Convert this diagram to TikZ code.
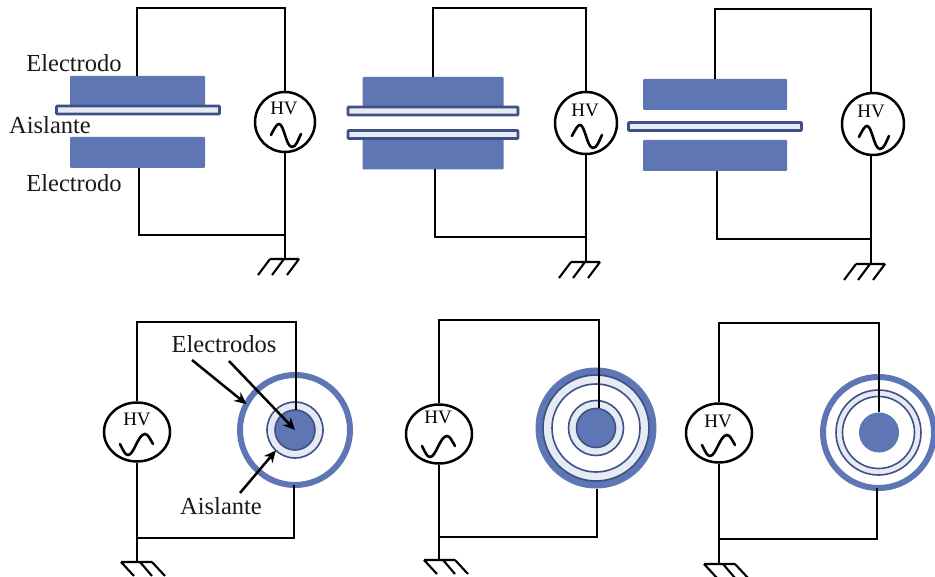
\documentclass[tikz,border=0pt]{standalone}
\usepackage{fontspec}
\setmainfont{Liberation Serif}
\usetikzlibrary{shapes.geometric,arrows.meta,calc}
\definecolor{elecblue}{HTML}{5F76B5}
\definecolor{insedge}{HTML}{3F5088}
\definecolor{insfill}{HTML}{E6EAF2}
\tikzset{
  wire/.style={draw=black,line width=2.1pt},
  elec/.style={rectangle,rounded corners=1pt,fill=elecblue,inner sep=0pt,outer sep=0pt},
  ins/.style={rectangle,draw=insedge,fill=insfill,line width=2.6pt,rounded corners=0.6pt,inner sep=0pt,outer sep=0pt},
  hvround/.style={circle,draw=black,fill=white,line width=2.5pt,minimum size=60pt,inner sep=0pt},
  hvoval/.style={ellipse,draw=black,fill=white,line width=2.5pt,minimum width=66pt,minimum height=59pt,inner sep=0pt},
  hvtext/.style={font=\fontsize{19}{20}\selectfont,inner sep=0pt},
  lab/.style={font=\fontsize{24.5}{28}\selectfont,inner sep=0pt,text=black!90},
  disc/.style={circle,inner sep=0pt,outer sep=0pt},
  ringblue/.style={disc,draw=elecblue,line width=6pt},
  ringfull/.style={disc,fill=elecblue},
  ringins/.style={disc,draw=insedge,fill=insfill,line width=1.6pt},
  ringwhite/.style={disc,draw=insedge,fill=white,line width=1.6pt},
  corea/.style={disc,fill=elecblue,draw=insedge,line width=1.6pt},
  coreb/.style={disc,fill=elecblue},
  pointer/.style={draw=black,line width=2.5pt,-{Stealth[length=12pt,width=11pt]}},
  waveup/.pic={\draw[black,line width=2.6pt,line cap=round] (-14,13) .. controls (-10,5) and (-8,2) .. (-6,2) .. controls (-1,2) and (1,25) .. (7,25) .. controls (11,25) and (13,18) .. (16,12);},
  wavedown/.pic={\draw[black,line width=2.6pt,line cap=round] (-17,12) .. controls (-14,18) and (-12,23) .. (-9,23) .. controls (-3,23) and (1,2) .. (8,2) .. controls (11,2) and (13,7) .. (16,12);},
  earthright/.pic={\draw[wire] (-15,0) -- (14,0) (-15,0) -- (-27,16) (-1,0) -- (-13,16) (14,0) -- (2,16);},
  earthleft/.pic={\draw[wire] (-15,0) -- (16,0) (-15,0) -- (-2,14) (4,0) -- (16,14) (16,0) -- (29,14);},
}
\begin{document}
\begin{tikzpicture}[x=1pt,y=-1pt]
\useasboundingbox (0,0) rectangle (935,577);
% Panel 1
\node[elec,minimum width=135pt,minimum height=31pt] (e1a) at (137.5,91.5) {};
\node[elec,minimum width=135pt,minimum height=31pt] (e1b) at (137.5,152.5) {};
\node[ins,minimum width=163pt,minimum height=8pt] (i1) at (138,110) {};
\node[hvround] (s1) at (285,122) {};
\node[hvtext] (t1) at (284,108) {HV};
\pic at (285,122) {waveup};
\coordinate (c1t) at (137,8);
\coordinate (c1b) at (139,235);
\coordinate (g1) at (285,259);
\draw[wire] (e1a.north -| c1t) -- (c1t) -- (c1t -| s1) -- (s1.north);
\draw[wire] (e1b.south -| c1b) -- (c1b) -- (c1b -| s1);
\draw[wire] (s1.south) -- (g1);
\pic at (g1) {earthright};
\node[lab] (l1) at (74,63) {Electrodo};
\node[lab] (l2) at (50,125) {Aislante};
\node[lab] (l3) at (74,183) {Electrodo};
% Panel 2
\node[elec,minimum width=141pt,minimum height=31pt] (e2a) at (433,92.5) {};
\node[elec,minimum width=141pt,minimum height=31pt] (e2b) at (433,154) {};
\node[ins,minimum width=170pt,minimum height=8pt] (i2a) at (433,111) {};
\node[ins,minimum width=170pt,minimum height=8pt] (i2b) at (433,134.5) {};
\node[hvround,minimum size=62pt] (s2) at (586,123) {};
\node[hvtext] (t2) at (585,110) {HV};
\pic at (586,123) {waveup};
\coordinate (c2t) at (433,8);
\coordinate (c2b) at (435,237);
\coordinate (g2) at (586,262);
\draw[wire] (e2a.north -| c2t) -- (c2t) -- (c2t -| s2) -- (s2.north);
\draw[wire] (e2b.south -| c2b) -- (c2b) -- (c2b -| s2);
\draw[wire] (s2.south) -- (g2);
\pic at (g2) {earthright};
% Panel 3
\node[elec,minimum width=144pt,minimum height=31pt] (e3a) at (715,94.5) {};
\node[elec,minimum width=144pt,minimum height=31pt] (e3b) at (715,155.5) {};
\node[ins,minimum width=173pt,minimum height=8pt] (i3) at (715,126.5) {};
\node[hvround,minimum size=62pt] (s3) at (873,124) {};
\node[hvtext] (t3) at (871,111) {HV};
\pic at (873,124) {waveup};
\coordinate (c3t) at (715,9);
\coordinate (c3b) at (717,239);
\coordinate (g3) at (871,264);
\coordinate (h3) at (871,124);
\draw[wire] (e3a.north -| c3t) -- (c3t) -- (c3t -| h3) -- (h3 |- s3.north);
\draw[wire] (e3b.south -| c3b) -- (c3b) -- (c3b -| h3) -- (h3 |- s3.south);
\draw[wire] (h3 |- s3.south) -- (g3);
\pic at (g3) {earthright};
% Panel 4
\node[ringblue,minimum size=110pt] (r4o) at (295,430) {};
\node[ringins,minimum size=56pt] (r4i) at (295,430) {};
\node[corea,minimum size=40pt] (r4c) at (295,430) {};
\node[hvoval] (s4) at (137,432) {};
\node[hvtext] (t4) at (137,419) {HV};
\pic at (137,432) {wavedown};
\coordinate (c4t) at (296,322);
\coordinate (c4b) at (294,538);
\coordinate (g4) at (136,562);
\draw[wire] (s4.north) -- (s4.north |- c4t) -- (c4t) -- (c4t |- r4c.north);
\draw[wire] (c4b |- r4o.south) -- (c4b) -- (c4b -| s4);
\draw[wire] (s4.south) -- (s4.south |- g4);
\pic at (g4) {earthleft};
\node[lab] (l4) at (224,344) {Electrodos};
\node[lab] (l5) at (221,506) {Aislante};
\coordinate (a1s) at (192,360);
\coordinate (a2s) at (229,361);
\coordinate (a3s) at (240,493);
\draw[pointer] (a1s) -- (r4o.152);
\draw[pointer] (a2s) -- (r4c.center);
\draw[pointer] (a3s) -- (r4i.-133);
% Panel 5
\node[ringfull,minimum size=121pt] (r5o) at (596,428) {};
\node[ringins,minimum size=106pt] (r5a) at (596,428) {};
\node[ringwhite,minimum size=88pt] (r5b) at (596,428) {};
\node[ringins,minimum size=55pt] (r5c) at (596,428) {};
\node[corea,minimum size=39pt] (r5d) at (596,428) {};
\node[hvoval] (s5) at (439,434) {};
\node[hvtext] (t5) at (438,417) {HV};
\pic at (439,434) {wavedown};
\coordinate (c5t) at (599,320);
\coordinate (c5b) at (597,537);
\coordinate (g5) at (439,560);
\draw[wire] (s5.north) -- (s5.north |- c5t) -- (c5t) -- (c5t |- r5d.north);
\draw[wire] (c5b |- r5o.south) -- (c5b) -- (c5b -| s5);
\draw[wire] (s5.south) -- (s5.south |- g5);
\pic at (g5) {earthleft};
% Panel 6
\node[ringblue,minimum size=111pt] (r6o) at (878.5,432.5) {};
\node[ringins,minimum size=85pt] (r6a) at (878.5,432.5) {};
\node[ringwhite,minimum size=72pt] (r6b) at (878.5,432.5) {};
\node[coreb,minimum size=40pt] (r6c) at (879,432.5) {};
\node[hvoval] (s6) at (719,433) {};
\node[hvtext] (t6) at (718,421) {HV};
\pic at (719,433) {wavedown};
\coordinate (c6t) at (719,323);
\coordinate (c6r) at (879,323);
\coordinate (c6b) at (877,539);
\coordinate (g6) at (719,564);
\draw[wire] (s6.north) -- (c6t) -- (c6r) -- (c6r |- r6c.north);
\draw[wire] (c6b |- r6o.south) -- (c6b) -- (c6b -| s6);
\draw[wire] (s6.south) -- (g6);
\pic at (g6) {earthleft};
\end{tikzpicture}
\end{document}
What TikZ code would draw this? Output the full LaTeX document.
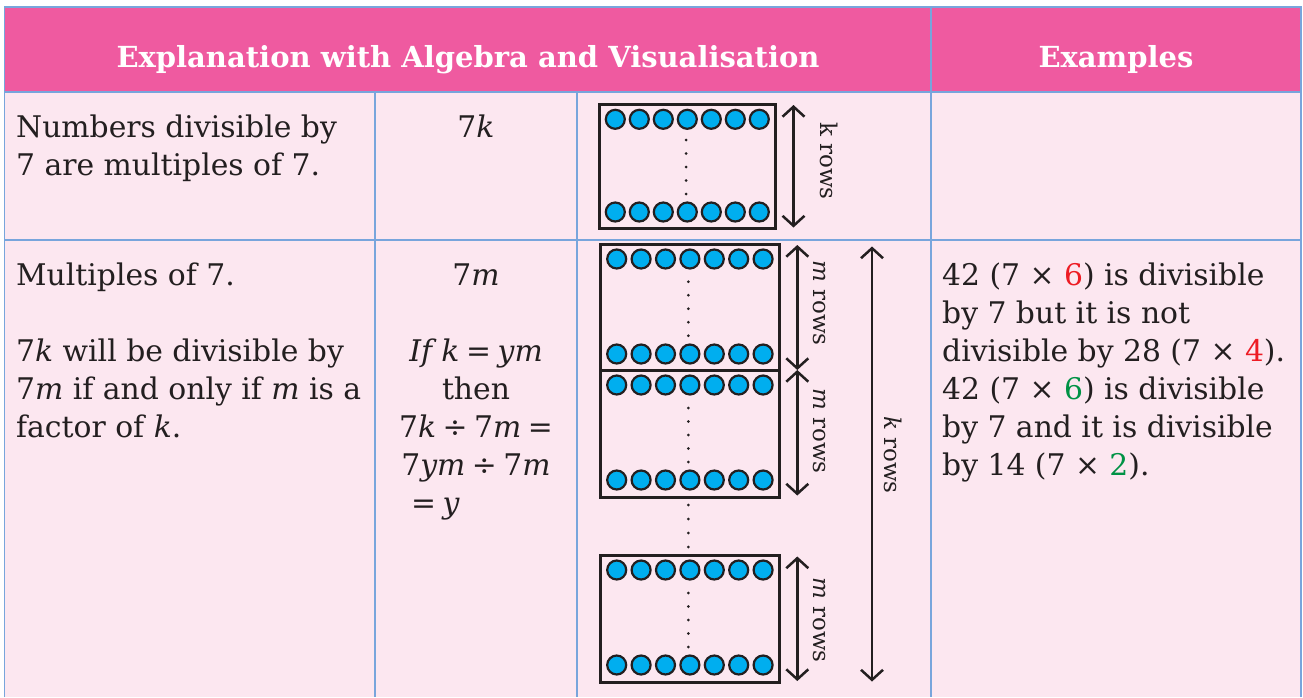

§ **EXERCISE INSTRUCTIONS**
For the data above, state only how many lines include the word "this".

§ **TASK SOLUTION**
2